Dava avukatlarından Burcu Akar Muratoğlu ise mahkemenin kararındaki "dolaylı ayrımcılık" vurgusunun altını çizerek "Dolaylı ayrımcılık, dezavantajlı bir gruba karşı aslında örtük şekilde ayrımcılık yapılması, onu daha olumsuz muameleye maruz bırakması ama bunu açıkça ifade etmeden, örtük şekilde yapmasıdır. Oysa ki biz mevzuat gereği biliyoruz ki Türk hukuk sistemimizde, her okulda resmi ya da özel olmak üzere her sınıfta iki kaynaştırma öğrencisi bulunması gerekiyor." ifadelerini kullandı.

Muratoğlu, hiçbir okulun öğrenci seçme hakkı olmadığına dikkati çekerek "Bu karar çok önemli. Niye çok önemli? Çünkü okulların hiçbiri, resmi ya da özel, özel gereksinim temelinde ayrımcılık yapamaz. Amiyane tabirle öğrenci seçemez. Dolaylı ve dolaysız ayrımcılık gerek ülkemizdeki mevzuatlar kapsamında gerek uluslararası sözleşmeler kapsamında her türlü yasaktır." değerlendirmesini yaptı.

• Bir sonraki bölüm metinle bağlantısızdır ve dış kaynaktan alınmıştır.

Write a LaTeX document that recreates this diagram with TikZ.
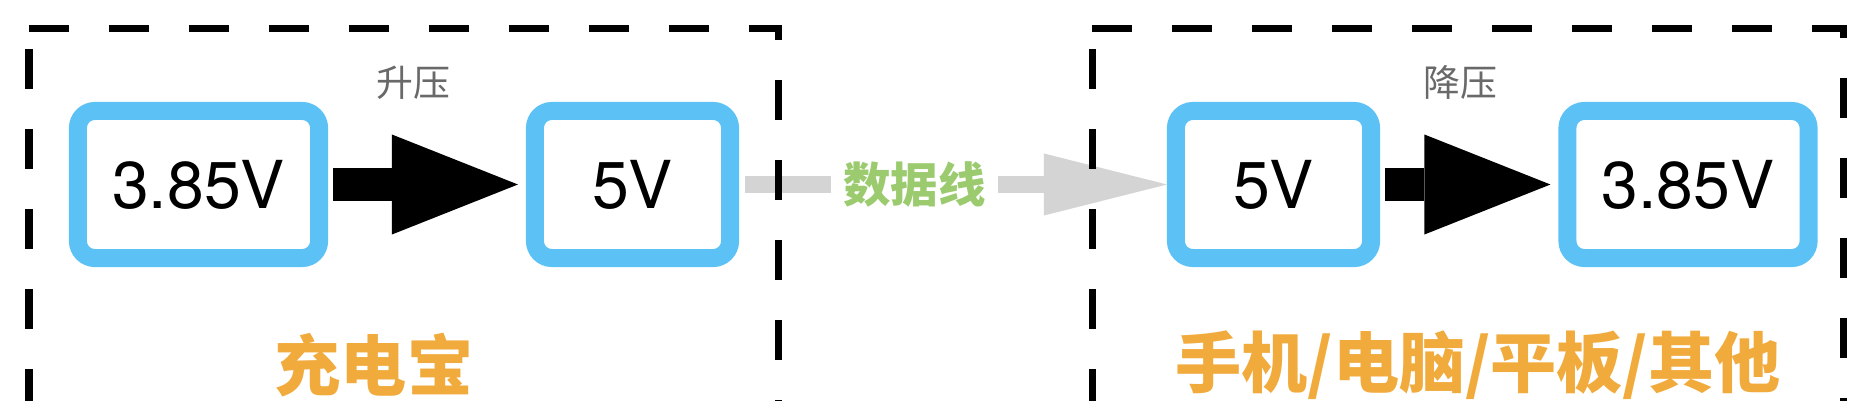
\documentclass[tikz,border=0pt]{standalone}
\usepackage{fontspec}
\setmainfont{TeX Gyre Heros}
\newfontfamily\cjk{Noto Sans CJK SC}
\usetikzlibrary{arrows.meta}
\definecolor{boxblue}{RGB}{92,194,245}
\definecolor{labelorange}{RGB}{241,170,60}
\definecolor{cablegreen}{RGB}{155,203,110}
\definecolor{cablegray}{RGB}{212,212,212}
\definecolor{notegray}{RGB}{105,105,105}
\tikzset{
	voltbox/.style={draw=boxblue, line width=0.18cm, rounded corners=0.17cm, minimum height=1.47cm, inner sep=0pt, font=\fontsize{18.8}{20}\selectfont},
	powerarrow/.style={line width=0.33cm, -{Triangle[length=1.26cm, width=1cm, line width=0pt]}, shorten <=0.05cm, shorten >=0.08cm},
	cablearrow/.style={draw=cablegray, line width=0.17cm, -{Triangle[length=1.23cm, width=0.62cm, line width=0pt]}, shorten <=0.06cm},
	groupline/.style={dash pattern=on 0.4cm off 0.4cm, line width=0.07cm},
	grouplabel/.style={text=labelorange, font=\cjk\bfseries\fontsize{18.8}{20}\selectfont},
	notelabel/.style={text=notegray, font=\cjk\fontsize{10.5}{12}\selectfont},
}

\begin{document}
\begin{tikzpicture}[x=0.01cm, y=-0.01cm]
	\path[use as bounding box, fill=white] (0,0) rectangle (1870,400);
	
	\node[voltbox, minimum width=2.41cm] (bankin) at (198.5,184.5) {3.85V};
	\node[voltbox, minimum width=1.95cm] (bankout) at (632.5,184.5) {5V};
	\node[voltbox, minimum width=1.95cm] (devin) at (1273.5,184.5) {5V};
	\node[voltbox, minimum width=2.41cm] (devout) at (1688,184.5) {3.85V};
	
	\draw[powerarrow] (bankin) -- (bankout) node[notelabel, pos=0.43, yshift=1.015cm] (boost) {升压};
	\draw[powerarrow] (devin) -- (devout) node[notelabel, pos=0.45, yshift=1.015cm] (buck) {降压};
	\draw[cablearrow] (bankout) -- (devin) node[pos=0.41, fill=white, inner xsep=0.12cm, text=cablegreen, font=\cjk\bfseries\fontsize{13.5}{15}\selectfont] (cable) {数据线};
	
	% dashed groups
	\draw[groupline] (29,28.5) -- (778,28.5) -- (778,430.25) -- (29,430.25) -- cycle;
	\draw[groupline] (1092,28.5) -- (1843,28.5) -- (1843,428.25) -- (1092,428.25) -- cycle;
	
	\node[grouplabel] (banklabel) at (374,365) {充电宝};
	\node[grouplabel] (devlabel) at (1478,365) {手机/电脑/平板/其他};
\end{tikzpicture}
\end{document}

Özel gereksinimli çocuklara yönelik pozitif ayrımcılığın 2010 referandumuyla anayasal güvence altına alındığını hatırlatan Muratoğlu, "Bu karar ülkemiz için emsal bir karar oldu. Bu duruma maruz kalan aileler ve öğrenciler bu kararı kullanabilir. Biz bu davayla esasen neyi ortaya koyduk? Ayrımcılığın her türlüsü suç. Dezavantajlı grup, özel eğitime muhtaç grup, özel gereksinimli çocuk reddedilemez." dedi.